The Company and its directors and executive officers and certain other members of its management and employees may be deemed to participate in the solicitation of proxies in respect of the Special Meeting of Unitholders. Additional information regarding the interests of such potential participants is included in the definitive proxy statement.

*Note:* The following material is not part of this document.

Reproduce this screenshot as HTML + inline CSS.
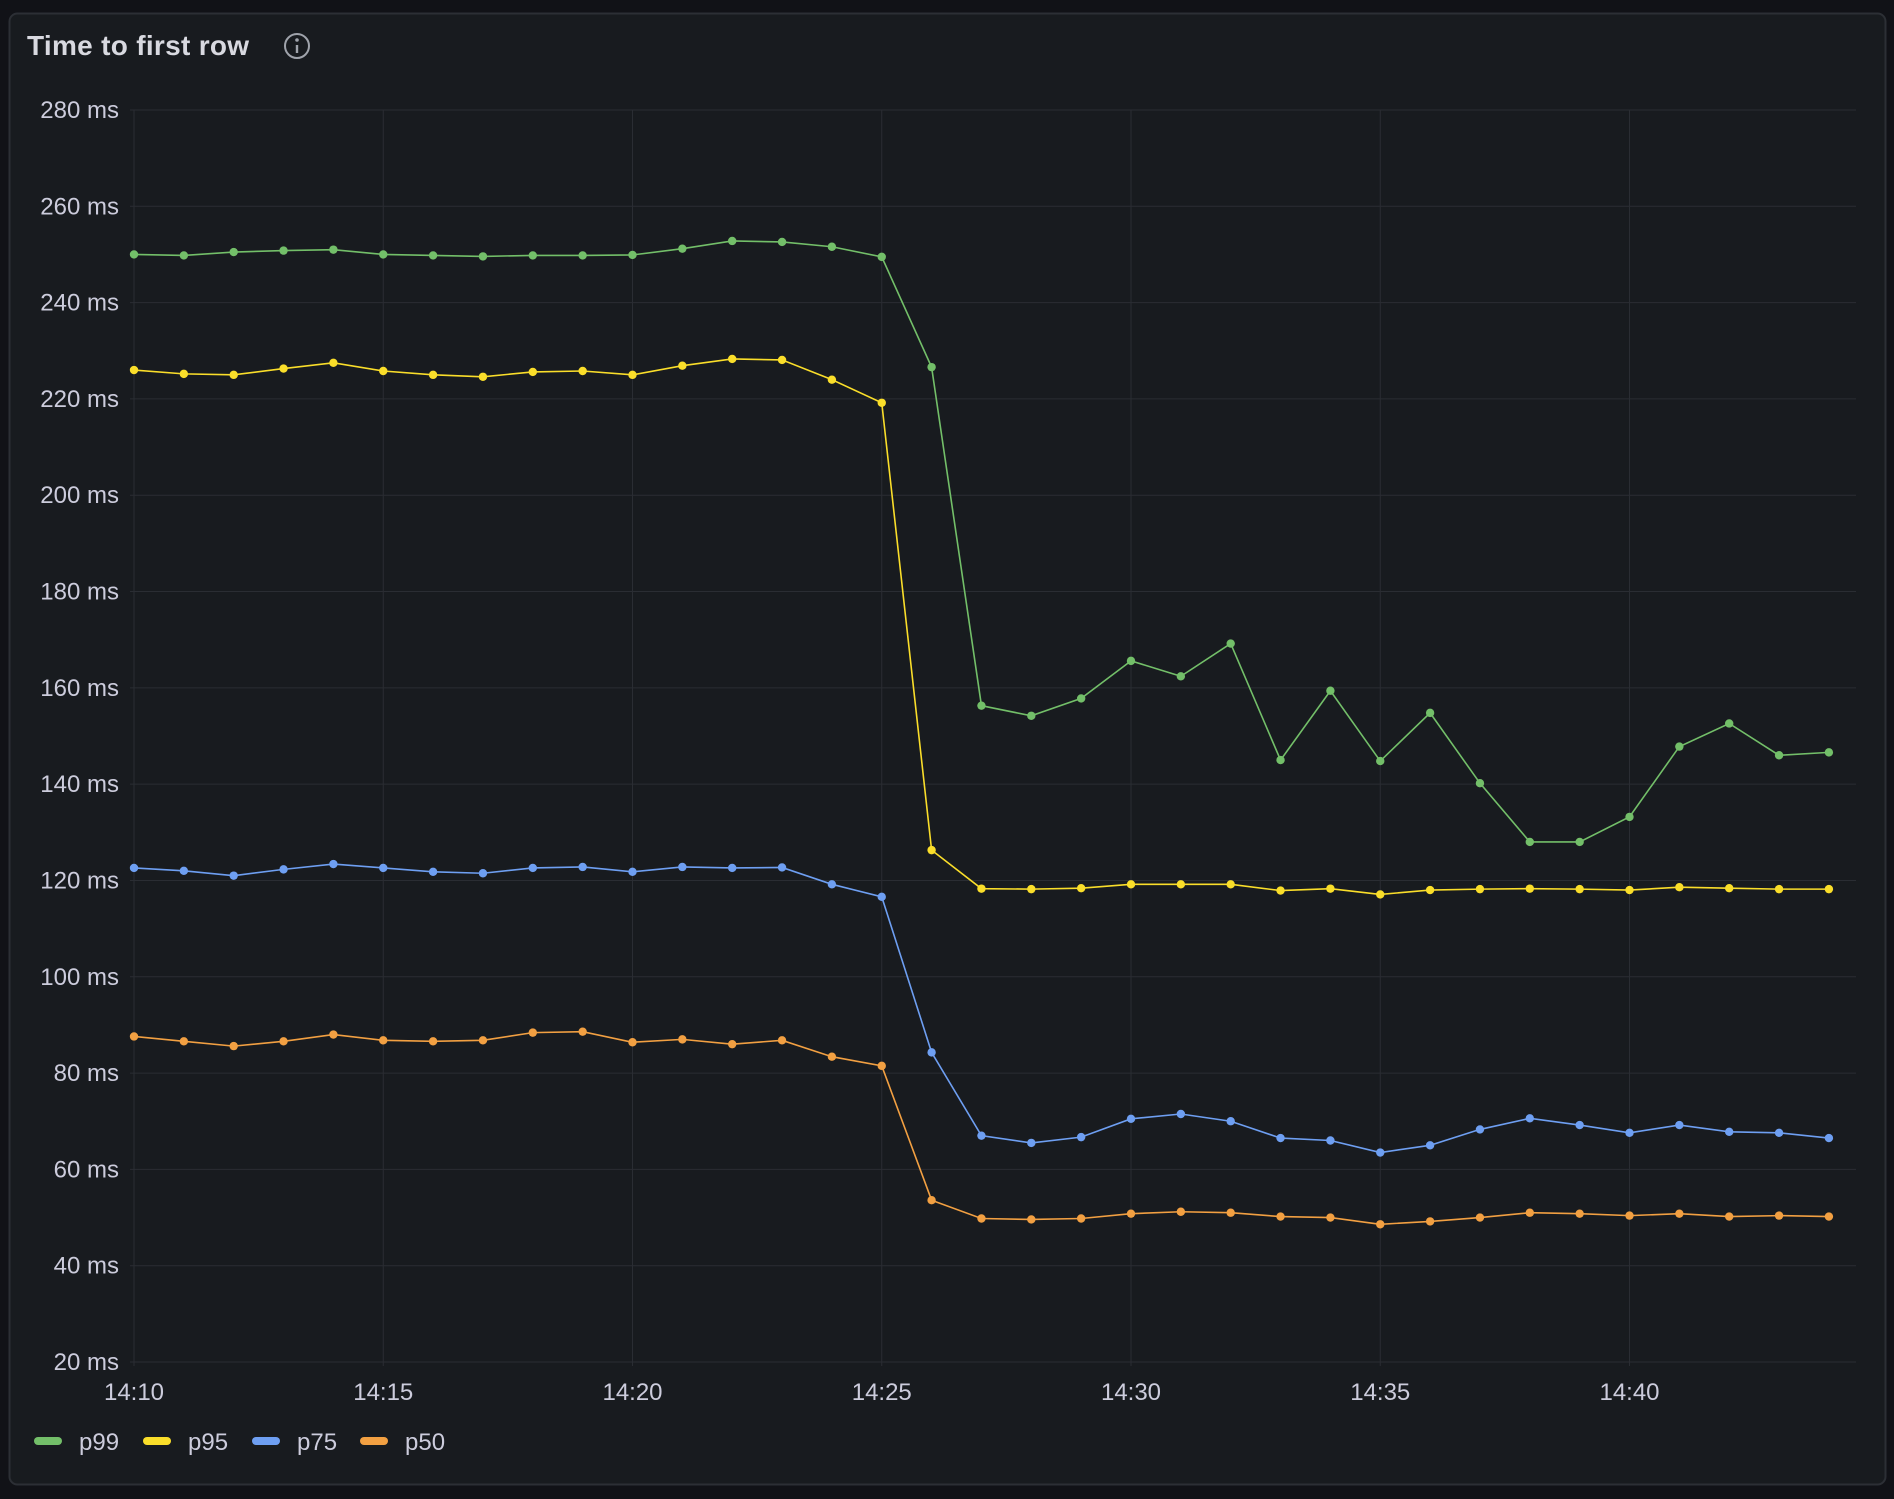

*** END OF LETTER TO UNITHOLDERS ***

About Cedar Fair
Cedar Fair is a publicly traded partnership headquartered in Sandusky, Ohio, and one of the largest regional amusement-resort operators in the world. The Company owns and operates 11 amusement parks, six outdoor water parks, one indoor water park and five hotels. Amusement parks in the Company’s northern region include two in Ohio: Cedar Point, consistently voted “Best Amusement Park in the World” in Amusement Today polls, and Kings Island; as well as Canada’s Wonderland, near Toronto; Dorney Park, PA; Valleyfair, MN; and Michigan’s Adventure, MI. In the southern region are Kings Dominion, VA; Carowinds, NC; and Worlds of Fun, MO. Western parks in California include: Knott’s Berry Farm; California’s Great America; and Gilroy Gardens, which is managed under contract.